ISOCPP std-proposals List: Re: [std-proposals] Modular integers

From: (wrong string) Åberg <haberg_1_at_[hidden]>
Date: Tue, 13 Jan 2026 18:47:00 +0100

> On 13 Jan 2026, at 18:07, Jan Schultke <janschultke_at_[hidden]> wrote:
>
>> Compilers already do a reasonably good job at lowering _BitInt(128) and _BitInt(4096) operations, and there is no innate reason why they would do a better job at _BitModInt(4096) or mod_int<4096> or whatever you're proposing. I don't see any scenario in which your proposed mod_int wouldn't just be an alias template for unsigned _BitInt.
>
> It is important for pipelining to avoid backward jumps, like in loops. Despite Clang having an efficient 2-word by 1-word 64-bit implementation, its 2-word by 2-word division uses binary division, which is slow. In addition, 2-word by 1-word division can be optimized to only use one multiplication per half-word.
>
> That sounds like a missed optimization. You could file a bug report for LLVM or fix the issue yourself in a PR.

I made one for the 2-word by 1-word implementation, as they did not do the division add back stage, so I had to fill in the math for them why it is not needed. This then led to the optimization where to where only one multiplication per half-word is needed.
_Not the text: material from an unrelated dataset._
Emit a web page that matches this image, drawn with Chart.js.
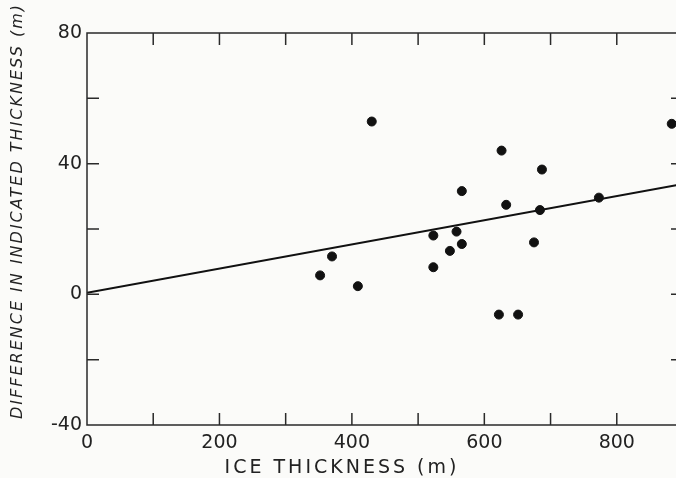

My 2-word by 2-word implementation is a template, whereas LLVM has an explicit 64-bit.

> Why would you expect an int_mod<128> to use a more efficient division than _BitInt(128)?

The latter could be specialized to use the former, but I think one will typically see a 32-64 bit implementation, not even a full 64 bit one, with loops.

The former can be implemented using special 2-word by 1-word optimization not possible for general multiprecision division.

The LLVM 2-word by 2-word 64-bit implementation has a loop, and taking that loop away had a dramatic increase in speed, nearly halving the latency, involving some tricky stuff in the implementation.

Received on 2026-01-13 17:47:15